We are starting the New Year (2019) in the United States with a revitalized House of Representatives filled with a newly elected, young, and diverse group of Congress people whose mission it is to make the government less corrupt and more responsive to the people’s needs. It is a tremendously encouraging beginning to the New Year.

However, a political and governmental response to the grave problems we face is only one part of the equation. The other part, rarely spoken about, is each of us as moral agents making important choices individually in our every day life. The government sees us as voters, as workers, as consumers, but not as free agents able to change systems by our combined individual actions.

For much of our life, we are enmeshed in an economic system, and, like fish swimming in water, we really are not aware of the water in which we move. The system is not transparent, so it is difficult to make out how it works, even if we wish to understand it: it is hard for us to know what are the best (or better) choices that we should make.

I am resuming this blog, because I wish to share with you my attempts to make better choices in my life, and to hear, hopefully, what you are choosing to do in yours.
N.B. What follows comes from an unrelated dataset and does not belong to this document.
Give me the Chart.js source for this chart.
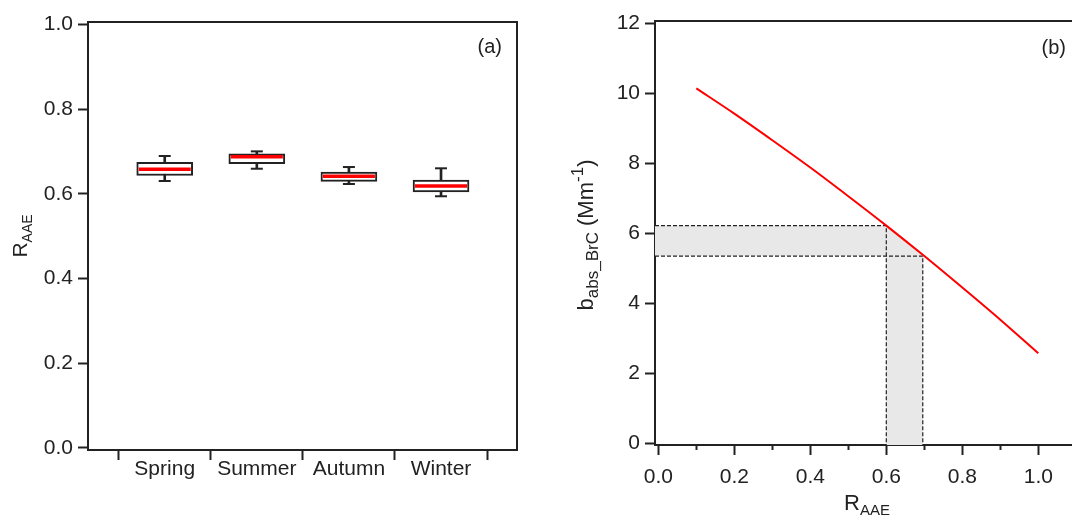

Some choices I am making this year are easier than others: I am taking a hiatus on shopping. I will continue to buy food, but I hope to avoid other purchases, especially impulse buying. So far, so good, but we are only a couple of days into the New Year!

Also, I refuse, and have refused for a while now, to buy anything through Amazon. I will not support a company whose owner doesn’t pay his employees enough to live on, and won’t pay taxes for the infrastructure he uses. Amazon also encourages a mindset of instant gratification that I believe is detrimental to people’s ability to act maturely and morally.

The more difficult choices I want to make this year are with my retirement income, which is tied to stocks and the stock market with its focus exclusively on money making; whether I should eliminate meat completely from my diet; and how to switch my household to a truly sustainable one.